One day Miriam and I kissed, not because we felt passion for each other, but because we wanted to know what it felt like. We were on a ferry going to visit her mother. Our tongues collided as we left Mystic, with all its submarines and tools of war, and the Connecticut coastline trailing behind us. She felt strange and
new in my arms, round and soft where my last boyfriend was tall and solid, moist and yielding where he was firm and sovereign. In that moment, I loved her more than all the rest. She was rooted but unbound. She functioned in the middle of the cacophony. I wanted to devour her and take some of her knowledge for myself.

One night not long after, the girls threw a rather large party, a soirée, at their house on Howe Street, and after too many bottles of wine and too much Bob Dylan and on the third go-round of Truffaut’s
The 400 Hundred Blows
on the muted television set, I whispered to Miriam a little too loudly that I thought a boy across the room named Parker was cute—a little James Dean cum Jackson Pollock, very drunk and emotionally cut off, and thus, very manly. We were lazing on her huge bed, tucked into an alcove in the living room, by then; things were winding down, but many of the guests hung on. I wonder if he can fuck, I said to her as a kind of foreplay, and slowly reached my tongue to meet hers.

Miriam responded enthusiastically, to my kiss or the promise of Parker I can’t be sure, but I accepted it willingly, just the same, with all the frisson of transgression. When we came up for air, the conversation had stopped all around us, and Miriam righted herself on her pillow, then filled the space with a throaty
Cat on a Hot Tin Roof
drawl. “Parker, Parker,” she called, patting the mattress of her queen-size bed. “Come sit here, by us, honey.”

It was a turning point, the first time we ensnared an outsider into our web, the first time we created an
us
that preyed upon a
them,
an
us
that, in loyalty and in every other way that mattered, took precedence over everyone and everything else.

Parker strutted over, beer in hand, cowboy boots clacking on the floor, and slid onto the bed alongside Miriam, kicking one leg over her already slightly parted thighs. In response, she ran her
hand over his chest, casually unbuttoning his shirt and finding his nipples. He lurched forward and let out a low growl that made my own nipples stand up. Somewhere behind me I heard the tinkle of bottles and the rumblings of the exiting
salonistes,
but I was riveted by the scene before me, transfixed by what Miriam was creating for my pleasure.

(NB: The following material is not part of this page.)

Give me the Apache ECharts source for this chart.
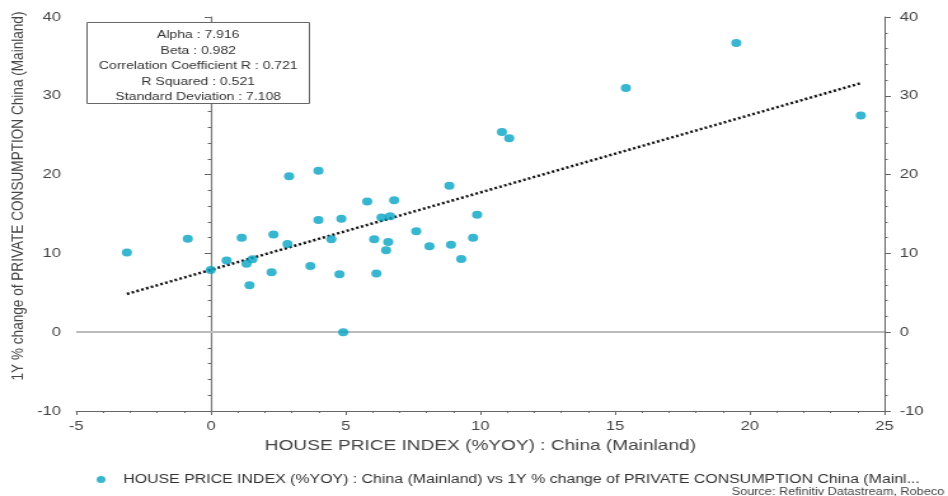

That night we both had Parker, as many times as he would oblige us, and we kissed several times and rubbed each other’s backs and thighs while Parker labored, reminding the other of the tender softness that was there too. But we never made love with each other, not in the conventional sense. There was no mounting or rubbing, no sharing of bodily fluids, though the intimacy of watching was intense. There was a moment so vivid—Miriam with her head back, her hand between her legs as Parker entered her—it could have been etched into my memory with a machete. She reached out her free hand to find mine, then opened her eyes and smiled at me, bridging for me the distance between beholder and beheld.

But then we wanted to sleep, and we wanted to do it without Parker. Suddenly he smelled bad and took up far too much room. We woke him up and told him to leave. He was hurt and looked it, even as his hangover bravado provided some cover. He pushed his face into his pillow, feigning exhaustion and mumbling about the cold, but we were unrelenting, verging on cruel. Finally, he pulled his shirt on, and Miriam slid close to me from behind. She draped her arm around my waist and I felt spent, delicious, and shockingly guilt-free.